2000-2008 yıllarında yaşanan kamu mali dengesindeki pozitif gelişmeler 2008 krizi ile beraber maalesef sekteye uğramıştır. Faiz dışı fazlanın gelişimine bakıldığında, faiz dışı fazlanın GSYİH’ ye oranı 2007 ve 2008 yıllarında gerileyerek sırasıyla %4,2 ve %3,5 olarak gerçekleşmiş, 2009 yılında ise küresel kriz nedeniyle faiz dışı fazla verilememiştir. Fakat 2008 yılı başında, daha önce %6,5 olarak belirlenen faiz dışı fazla oranı %3,5 oranına düşürülerek, küresel durgunluğun etkilerinin reel sektöre yansımasının azaltılması amaçlanmıştır. Sıkı maliye politikalarının bir miktar gevşetilerek, özellikle daralan sektörlerde artan işsizliğin düşürülmesi, genişletici vergi teşvikleri ile yatırım harcamalarının özendirilmesi hedeflenmiştir. 2010 ve 2011 yıllarında faiz dışı fazla artışa geçmiş, 2014 yılında ise gerilemiş ve %1,5 oranında gerçekleşmiş bulunmaktadır. 2008 kriziyle beraber

82

uygulanan maliye politikaları 2010 yılı itibarı ile etkisini göstermeye başlamış ve ilerleyen dört beş yıl içinde kamu mali dengesinin yeniden disipline girmesi sağlanmıştır (Göze Kaya, Durgun Kaygısız, 2015: 188).

2016 yılının başlarında asgari ücrete yapılmış olan artış, yıl içinde akaryakıt, otomobil, tütün ve alkollü içeceklere uygulanan ÖTV ayarlamaları enflasyonu negatif yönde etkilerken, yılın sonlarında döviz kurundaki dalgalanma ve Türk lirasındaki değer kaybı enflasyon üzerinde beklenti ve genel fiyatlama davranışlarını etkilemiştir (TOBB, 2017: 84). 2016 yılının sonlarında oluşan daralmadan sonra ekonomiyi canlandırmak maksadıyla genişletici maliye politikası uygulanmaya başlanmış bulunmaktadır.

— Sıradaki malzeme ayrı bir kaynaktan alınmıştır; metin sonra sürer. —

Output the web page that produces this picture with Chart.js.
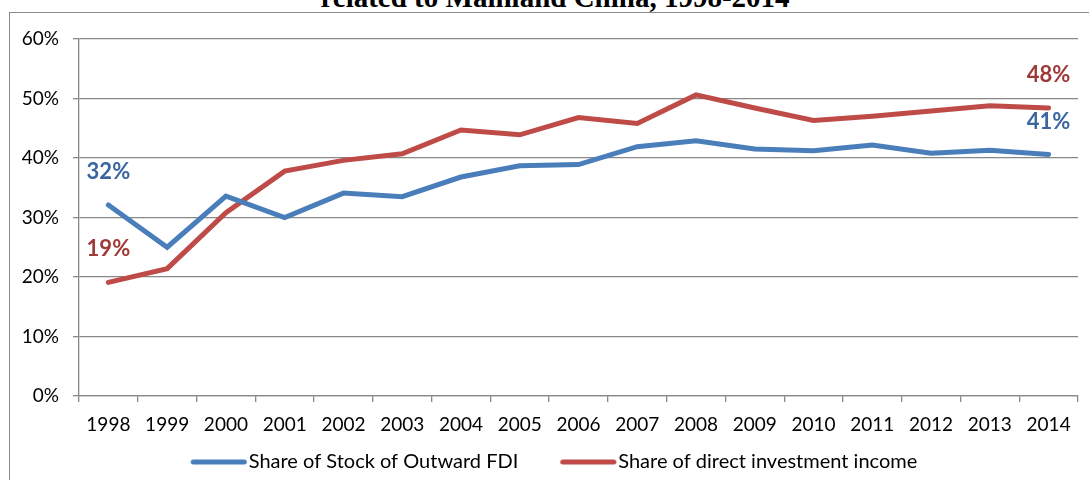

Bu doğrultuda yatırım, üretim ve istihdamı desteklemek maksadı ile nakdi ve vergisel teşvikler sağlanmıştır (Maliye Bakanlığı, 2017: 35).

2017 yılının ilk sekiz ayında uygulanan genişletici maliye politikası, verilen teşvikler ve alınan tedbirler ile birlikte tüketim ve kamu yatırım harcamaları ile de büyümeye katkı sağlamıştır. Bu bağlamda yatırım, üretim ve istihdamı desteklemek maksadıyla alınan önlemler, özel sektöre finansman desteği sağlamak ve yılın ilk üç ayına ait sosyal güvenlik prim ödemelerinin yılın son çeyreğine ertelenmesi gibi destekler merkezi yönetim bütçe açığının artmasına sebebiyet vermiştir (Maliye Bakanlığı, 2017: 35).

2018 yılında maliye politikası, bir taraftan enflasyonla mücadeleyi ve mali alanı desteklerken bir taraftan da yapısal, konjonktürel ve sosyal gereksinimleri karşılamak üzere yürütülmüştür. Mali alanı desteklemek için gider programları gözden geçirilmiş, gereken düzenlemeler yapılmış, tasarruf tedbirleri alınmış, akaryakıt alımları, taşıt kiralama, kırtasiye yolluk ve büro malzemesi, temsil ve ağırlama giderlerinde ödenekler azaltılmıştır. Kamu gelirlerinde yapılan düzenlemelerle GSYH’nin yaklaşık yüzde 0,3’ü civarında ek bir mali alan yaratılmıştır. Sosyal adaleti ve gelir dağılımını ve pekiştiren düzenlemeler ile sektörel vergi teşvikleri uygulanmıştır. Türkiye Cumhuriyet Merkez Banka’sının enflasyonla mücadelesini destekleyen düzenlemeler uygulamaya geçirilmiştir. Ekonominin yapısal dönüşümüne katkı sağlamak maksadı ile vergisel teşvikler sunulmuş, kamu yatırımları hızlandırılmıştır (Hazine ve Maliye Bakanlığı, 2018: 29).